Silvio Berlusconi is a loud-mouthed, vulgar ridiculous man who fancies himself as a crooner. He's fought old age with hair implants and a permanent fake tan. But it would be mistake to write him off as a comedy character. What he (and perhaps his wife) understand implicitly is how to make people get off their backsides and vote. In Italy, he's a national hero, a superstar – and when did we have a politician who could be described in those terms?
Pedro's far too good to give in to Hollywood
I think Pedro Almodovar is aiming too low by agreeing to let his masterpiece Women on the Verge of a Nervous Breakdown be turned into a television series by the Fox Network set in American suburbia, featuring a group of middle-aged female friends experiencing mid-life crises.
Almodovar's 1988 film has always been one of my all-time favourites, and about 10 years ago I met the director to try and persuade him to let me turn it in a work sung on the stage. It's got all the qualities of great opera, a compressed timescale, larger-than-life characters, with plenty of drama and hysterics. The great man was enthusiastic, but sadly nothing ever materialised.
Since then, his work has become more accepted by the mainstream, but it still retains its sense of compassion as well as a healthy dose of high spirits. The trouble with mainstream US television series – even at the quality end – is that they are ultimately bland compared to the stage. Mad Men now moves at a funereal pace, and 24 and Desperate Housewives have run out of steam. Don't do it, Pedro!
Huge profits – and changing trains is still a pain
National Express can't make enough money running the East Coast Line, and is in secret talks with the Department for Transport to give up their franchise and replace it with a management contract, which will operate in the short term until the contract can be put out to other bidders. In the current climate, will there be any takers?
When National Express won the prestigious franchise in 2007, they agreed to give the government a huge share of their profits – £85m in 2008 rising to £395m by 2015. As a regular user of the line, it's hard to see how this can't be a lucrative business. The trains are packed and the fares high.
The government was far too greedy when they awarded the rail franchises. Although they claim to have the interests of passengers at heart, that's meaningless if the operators have to pay enormous sums of money out of their profits.
Meanwhile, the different operators still don't run services that connect with each other – try changing at York on to TransPennine Express from National Express for example. It's always the passenger who comes last in the equation.
*Our household has a vested interest in Fiat taking over Chrysler.
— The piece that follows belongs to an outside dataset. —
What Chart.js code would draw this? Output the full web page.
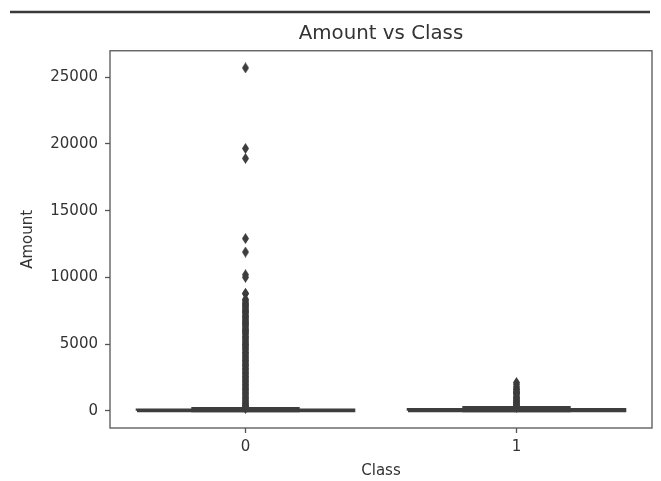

We own both a PT Cruiser and a Fiat Panda. The Panda was a car I once sneered at, but not any more. I fell in love with the nippy little thing after I rented one in Italy last year, and I can't believe how many miles it does to the gallon, compared to the gas-guzzling (although very roomy) Cruiser.
If Fiat succeed in taking over General Motors Europe, on top of their takeover of Chrysler which has been endorsed by Barack Obama, they will be catapulted up the league table to become the second largest car manufacturer in the world. Fiat are brilliant at producing relatively cheap, compact, stylish cars (even the Top Gear team rate the Panda highly), and surely that's the way forward.